Ex-ministra colombiana torna sonhos “visíveis”

“Não há nada nesse mundo que não te pertença.” Quando pequena, Paula Moreno Zapata ouviu essa frase muitas vezes de sua avó. Poderia ser uma simples mensagem motivacional, se o contexto não fosse tão adverso: sua família morava na Costa Pacífica da Colômbia, região que possui um dos menores índices de desenvolvimento humano do país. Mas a fé nas palavras de sua progenitora, aliada a uma sagacidade admirável, levou a jovem de 34 anos a se tornar a primeira ministra negra da história da nação latino-americana.

Paula Moreno Zapata: primeira ministra negra da história da Colômbia

Fundadora da ONG Manos Visibles (“Mãos Visíveis”), que luta pela reintegração social de jovens e mulheres em situação de risco, Paula visitou o Viva Rio para um intercâmbio de experiências.  Foi recebida pela equipe de Segurança Humana, chefiada por Ubiratan Ângelo.

O trabalho social é parte da vida da humanitarista há bastante tempo. Aos 12 anos, já atuava como formadora de adolescentes líderes em comunidades da periferia colombiana.  Um dos principais problemas que encontrava nos grupos discentes era a autoexclusão. “Era difícil fazê-los acreditar que não existem lugares pré-determinados a essa ou àquela camada da população. A sociedade impõe a ideia de separação e muitos absorvem”, relata.

Os anos de Ensino Superior afastaram-na da atividade voluntária, mas seu foco permaneceu nas Ciências Humanas. Paula optou por cursar Engenharia Industrial na Universidade Autônoma da Colômbia para, em suas próprias palavras, “buscar certas respostas”.  “Percebi que sobravam análises e faltava pragmatismo na abordagem dos temas sociais. Quem é excluído, quer propostas concretas para deixar essa condição”.

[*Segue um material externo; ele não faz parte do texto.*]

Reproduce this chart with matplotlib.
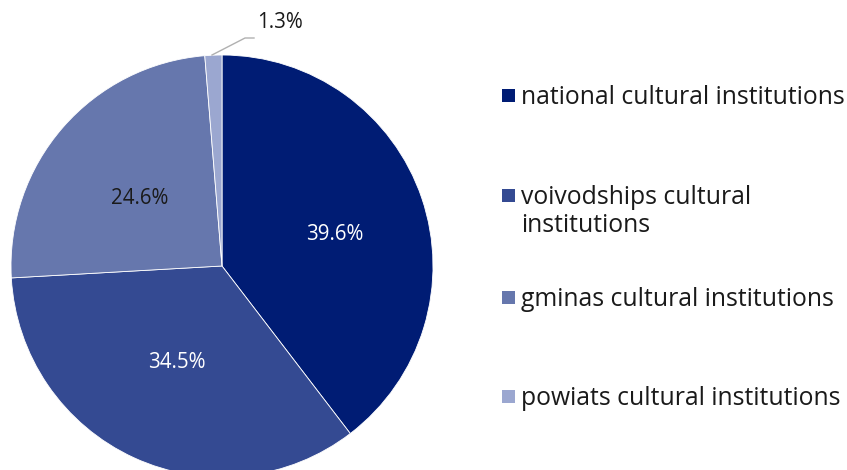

Após terminar a graduação, teve a oportunidade de expandir seus estudos na Universidade de Cambridge, graças a uma bolsa de desempenho para alunos de alto rendimento. Permaneceu como pesquisadora da instituição britânica por pouco mais de um ano, quando recebeu o convite para assumir o Ministério da Cultura da Colômbia. Segundo ela, o fato de ter sido a primeira negra a ocupar um cargo de alto escalão num país onde os afrodescendentes já ultrapassam os 10 milhões mostra, por si só, o nível de segregação.  No entanto, nunca se limitou à posição de “representante das minorias”. “Eu era um símbolo da parcela negra da população, sim, mas meu objetivo sempre foi a interação”.

Em três anos e meio de mandato, reforçou a necessidade de valorização da cultura como um fator determinante para o crescimento do país, combatendo a visão “decorativa” geralmente atribuída ao segmento. Construiu bibliotecas e espaços de expressão artística, mesmo esbarrando na dificuldade de integração do setor ao sistema econômico do Estado. “Não há um planejamento de inserção cultural na Colômbia”, pontua.

Paula deixou a pasta em 2010, porém decidiu reunir seu expertise nos segmentos público e acadêmico para criar a ONG Manos Visibles. O nome faz alusão ao termo “mãos invisíveis”, difundido pelo filósofo Adam Smith (1720-1796) no livro “A Riqueza das Nações”, num raciocínio inverso. Na concepção da ex-ministra, o setor social precisa de “forças” programáticas independentes que garantam a formação de líderes através do mapeamento de áreas de vulnerabilidade e a implementação de planos de desenvolvimento local.

A entidade prioriza organizações de jovens e mulheres, além de comunidades afro. Os cursos são ministrados por acadêmicos, juristas, jornalistas e executivos de renome, com o intuito de conectar realidades antes vistas como totalmente opostas. “Os alunos percebem que não só podem se espelhar em seus professores, mas têm muito a dizer a eles. O aprendizado acaba sendo para ambos os lados”. Os beneficiados aplicam e multiplicam o conhecimento adquirido em seu campo de atuação. Através de parcerias com universidades e bancos, são concedidas bolsas de estudo àqueles que apresentam maior potencial. “Sempre que chegamos a uma região de risco,vemos que o advogado é de fora, o psicólogo também, e assim por diante. Queremos reverter esse quadro e qualificar a mão de obra local”.

São mais de 300 os formados pela Manos Visibles. Paula espera que esse número cresça à medida que os trabalhos ganham mais notoriedade e atraiam diferentes parceiros.  “Nunca minha avó sonhou que alguém da família fosse tão longe. Mas é como se eu estivesse passando adiante tudo que ela me ensinou”, admite.